Der Ethnologe Hans-Jürgen Heinrichs hat einen schönen Essay über Fremdheit geschrieben.
23. Juni 2019, 14:54 UhrEditiert am 23. Juni 2019, 14:54 Uhr
Teheran 1971: Per Zufall war Hans-Jürgen Heinrichs in eine
Begräbnisgesellschaft geraten, in einen Kreis alter Frauen, die sich ekstatischen
Klagegesängen hingaben und dabei Teegläser und Zigaretten zirkulieren ließen, die der
Ethnologe höflich ablehnte. Als Fremdem schien ihm Zurückhaltung geboten. Die wohlmeinende
Geste wurde ihm aber als Affront ausgelegt: als Überheblichkeit dem Ritual gegenüber und
Missachtung der Gastfreundschaft. Jahre später in Mali verhielt er sich forscher und machte es
wieder falsch. Bei einem Fest mit bunt geschminkten Einheimischen “tanzten die Männer werbend
auf die Frauen zu, die so taten, als schauten sie gleichgültig weg, in Wahrheit aber jeden
Tänzer genau taxierten.
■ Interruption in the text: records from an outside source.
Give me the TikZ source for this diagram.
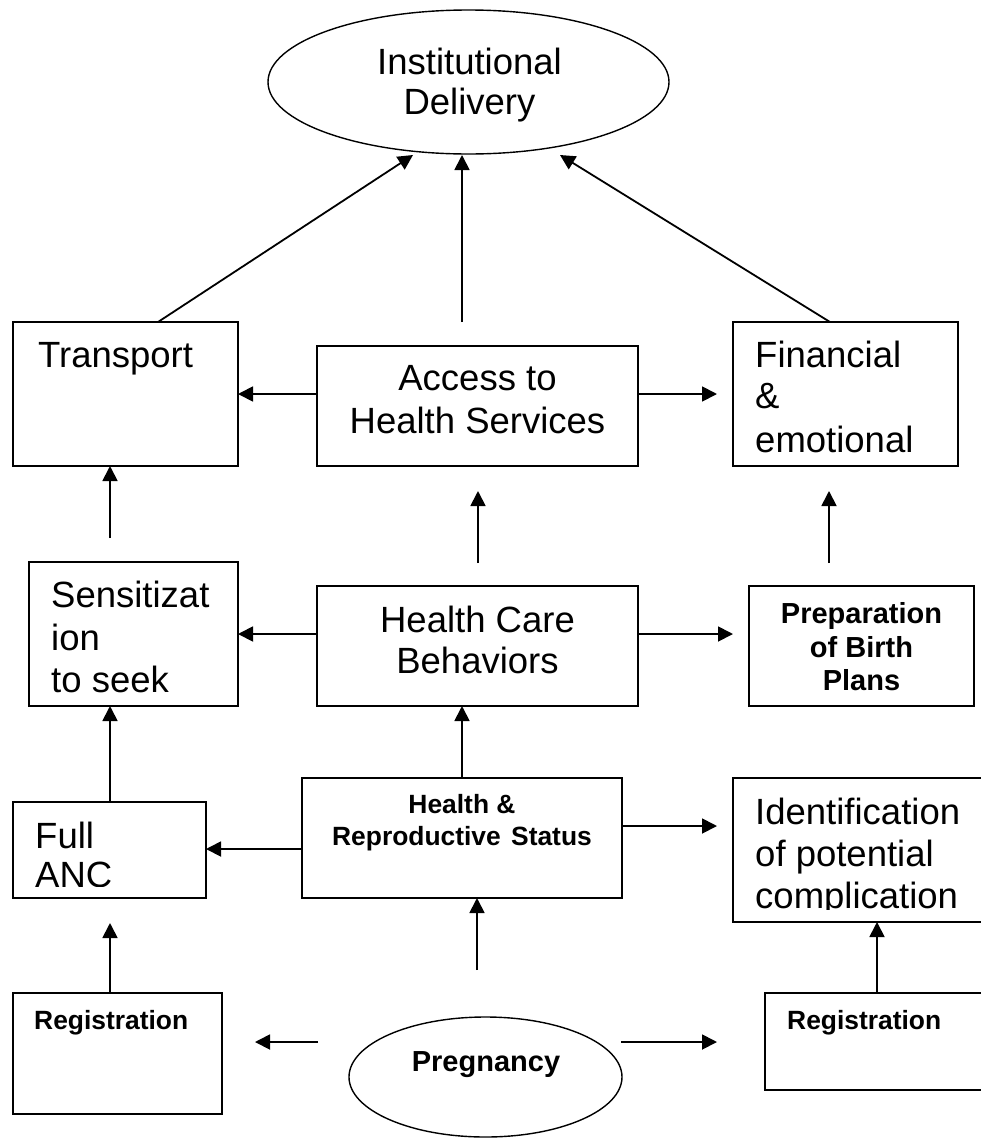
\documentclass[tikz,border=0pt]{standalone}
\usepackage{fontspec}
\setmainfont{Liberation Sans}
\usetikzlibrary{arrows.meta,shapes.geometric}
\begin{document}
\begin{tikzpicture}[x=1pt,y=-1pt,
  box/.style={draw, line width=1.9pt, rectangle, inner sep=0pt, outer sep=0pt},
  oval/.style={draw, line width=1.4pt, ellipse, inner sep=0pt, outer sep=0pt},
  arr/.style={line width=1.8pt, -{Triangle[length=15pt,width=15pt]}},
  big/.style={inner sep=0pt, font=\fontsize{36.5}{42}\selectfont},
  boldA/.style={inner sep=0pt, font=\fontsize{26.4}{30}\selectfont\bfseries},
  boldB/.style={inner sep=0pt, font=\fontsize{29}{33}\selectfont\bfseries}
]
\useasboundingbox (0,0) rectangle (981,1138);
\clip (0,0) rectangle (981,1138);

% ---------- shapes ----------
\node[oval, minimum width=401pt, minimum height=144pt] (inst) at (468.5,82) {};
\node[box, minimum width=225pt, minimum height=144pt] (transport) at (125.5,394) {};
\node[box, minimum width=321pt, minimum height=120pt] (access) at (477.5,406) {};
\node[box, minimum width=225pt, minimum height=144pt] (financial) at (845.5,394) {};
\node[box, minimum width=209pt, minimum height=144pt] (sens) at (133.5,634) {};
\node[box, minimum width=321pt, minimum height=120pt] (hcb) at (477.5,646) {};
\node[box, minimum width=225pt, minimum height=120pt] (prep) at (861.5,646) {};
\node[box, minimum width=193pt, minimum height=96pt] (anc) at (109.5,850) {};
\node[box, minimum width=320pt, minimum height=120pt] (hrs) at (462,838) {};
\node[box, minimum width=267pt, minimum height=144pt] (ident) at (866.5,850) {};
\node[box, minimum width=209pt, minimum height=121pt] (regl) at (117.5,1053.5) {};
\node[box, minimum width=235pt, minimum height=97pt] (regr) at (882.5,1041.5) {};
\node[oval, minimum width=273pt, minimum height=120pt] (preg) at (485.5,1077) {};

% ---------- texts ----------
\node[big, anchor=base] (inst1) at (469.5,74) {Institutional};
\node[big, anchor=base] (inst2) at (469.5,114) {Delivery};

\node[big, anchor=base west] (tr1) at (38,367) {Transport};

\node[big, anchor=base] (ac1) at (477.5,390) {Access to};
\node[big, anchor=base] (ac2) at (477.5,433) {Health Services};

\node[big, anchor=base west] (fi1) at (755,367) {Financial};
\node[big, anchor=base west] (fi2) at (755,408) {\&};
\node[big, anchor=base west] (fi3) at (755,452) {emotional};

\node[big, anchor=base west] (se1) at (51,607) {Sensitizat};
\node[big, anchor=base west] (se2) at (51,650) {ion};
\node[big, anchor=base west] (se3) at (51,692) {to seek};

\node[big, anchor=base] (hc1) at (477.5,632) {Health Care};
\node[big, anchor=base] (hc2) at (477.5,673) {Behaviors};

\node[boldB, anchor=base] (pr1) at (861.5,623) {Preparation};
\node[boldB, anchor=base] (pr2) at (861.5,657) {of Birth};
\node[boldB, anchor=base] (pr3) at (861.5,690) {Plans};

\node[big, anchor=base west] (an1) at (35,848) {Full};
\begin{scope}
  \clip (20,850) rectangle (200,886.5);
  \node[big, anchor=base west] (an2) at (35,887.5) {ANC};
\end{scope}

\node[boldA, anchor=base] (hr1) at (462,813) {Health \&};
\node[boldA, anchor=base] (hr2) at (462,845) {Reproductive\hspace{3pt} Status};

\node[big, anchor=base west] (id1) at (755,824) {Identification};
\node[big, anchor=base west] (id2) at (755,866) {of potential};
\begin{scope}
  \clip (740,870) rectangle (981,909);
  \node[big, anchor=base west] (id3) at (755,908) {complication};
\end{scope}

\node[boldA, anchor=base west] (rl1) at (34,1029) {Registration};
\node[boldB, anchor=base] (pg1) at (486,1071) {Pregnancy};
\node[boldA, anchor=base west] (rr1) at (787,1029) {Registration};

% ---------- free arrow ends ----------
\coordinate (c1s) at (158,322);  \coordinate (c1e) at (413,155);
\coordinate (c2s) at (462,322);  \coordinate (c2e) at (462,155);
\coordinate (c3s) at (830,322);  \coordinate (c3e) at (560,155);
\coordinate (c5e) at (717,394);
\coordinate (c6s) at (110,538);
\coordinate (c7s) at (478,563);  \coordinate (c7e) at (478,491);
\coordinate (c8s) at (829,563);  \coordinate (c8e) at (829,491);
\coordinate (c10e) at (733,634);
\coordinate (c14e) at (717,826);
\coordinate (c15s) at (477,970);
\coordinate (c16e) at (110,923);
\coordinate (c17s) at (318,1042); \coordinate (c17e) at (255,1042);
\coordinate (c18s) at (621,1042); \coordinate (c18e) at (717,1042);

% ---------- connectors ----------
\draw[arr] (c1s) -- (c1e);
\draw[arr] (c2s) -- (c2e);
\draw[arr] (c3s) -- (c3e);
\draw[arr] (access.west |- 0,394) -- (transport.east |- 0,394);
\draw[arr] (access.east |- 0,394) -- (c5e);
\draw[arr] (c6s) -- (transport.south -| 110,0);
\draw[arr] (c7s) -- (c7e);
\draw[arr] (c8s) -- (c8e);
\draw[arr] (hcb.west |- 0,634) -- (sens.east |- 0,634);
\draw[arr] (hcb.east |- 0,634) -- (c10e);
\draw[arr] (hrs.north) -- (hcb.south -| hrs.north);
\draw[arr] (anc.north -| 110,0) -- (sens.south -| 110,0);
\draw[arr] (hrs.west |- 0,849) -- (anc.east |- 0,849);
\draw[arr] (hrs.east |- 0,826) -- (c14e);
\draw[arr] (c15s) -- (hrs.south -| 477,0);
\draw[arr] (regl.north -| 110,0) -- (c16e);
\draw[arr] (c17s) -- (c17e);
\draw[arr] (c18s) -- (c18e);
\draw[arr] (regr.north -| 877,0) -- (ident.south -| 877,0);
\end{tikzpicture}
\end{document}
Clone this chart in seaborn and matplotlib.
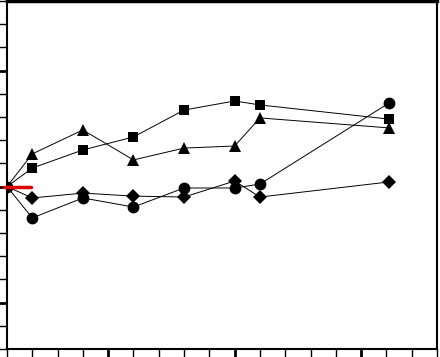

Ich missverstand die Blicke, die mir die Männer und auch die Frauen
zuwarfen, als Aufforderung mitzutanzen, als Gesten der Verführung”, die jedoch nur
distanzierte Neugierde signalisierten. “Als ich auf die Frauen zutanzte, zerstörte ich alles:
die Freundschaft mit den Männern und die schüchterne Leichtigkeit mit den Frauen.”